Staff from the San Francisco Planning Department, along with the local history nonprofit Western Neighborhoods Project, held a West Portal Neighborhood History Night on Tuesday to collect feedback from the public about the important buildings worthy of preservation protections.
About a dozen participants crowded the San Francisco Public Library’s West Portal Branch to hear city planners with the SF Survey team and a local historian share possible entrants into the pipeline of potential historical sites.
The meeting was kind of neighborhood-led cultural empowerment as a way to include the public who may have historically been left out of the city's notoriously bureaucratic efforts of the past, planners said. Feedback collected will go to the Planning Commission on March 18.

Western Neighborhoods Project’s Greg Gaar narrated a slideshow of historic photos, while others in the audience knowingly sighed when some long-gone buildings on West Portal Avenue were shown in their heyday. The Empire Theater was a standout.
“It's a real shame about the Empire Theater," Gaar told the audience. "I don't know why some billionaire can't buy it and restore it like with the Castro Theater."
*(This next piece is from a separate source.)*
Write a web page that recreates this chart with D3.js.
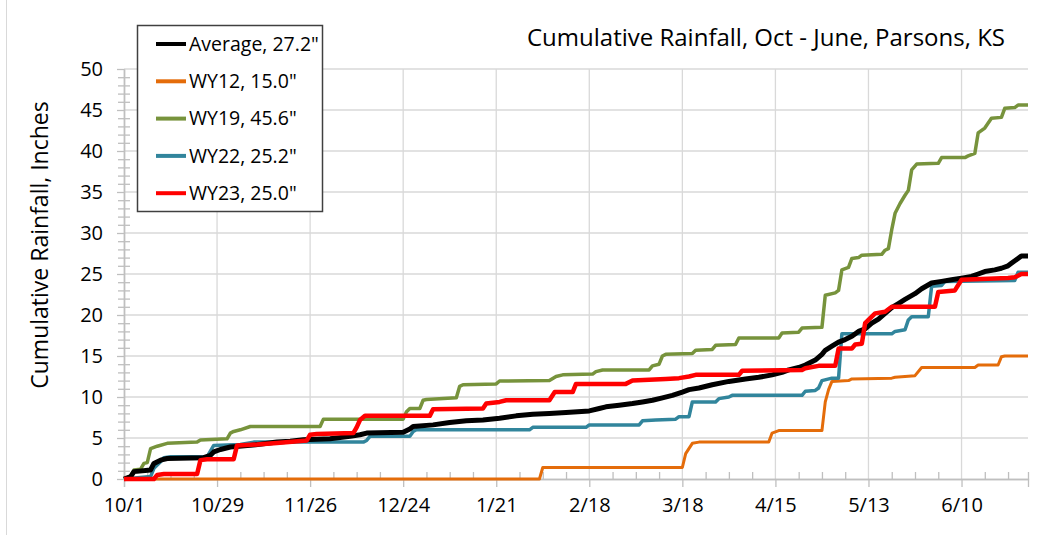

Many participants suggested protecting the theater, which is slated to become a nine-story apartment building with retail on the ground floor. Many were sad to hear that the existing structure is not likely to be saved from demolition.
Richard Sucré, deputy director of current planning, said the Empire Theater project owners had already filed for city approval, and any new legislation targeting the theater for historic preservation would not apply.


Anthony Myers/Ingleside Light
Sucré and planning staff presented some turn-of-the-century photos of the area, including some photographs of the Twin Peaks Tunnel and track construction.
City planners have been going to different neighborhoods collecting this information in part because the city has never done a comprehensive building inventory, and the department didn't want to miss anything this time around. It’s part of a citywide cultural resources survey, a multi-year effort to document historic places.
Staff members are also gathering information for potential cultural and historic landmarks around West Portal.
“We started out in the avenues, and we are working our way around the city," Sucré said. “Hopefully, we can get to Ingleside later this year.”
A historic district for Ingleside’s stretch of Ocean Avenue has been in the works for over a decade, but the Planning Department has delayed advancing the application for a variety of reasons.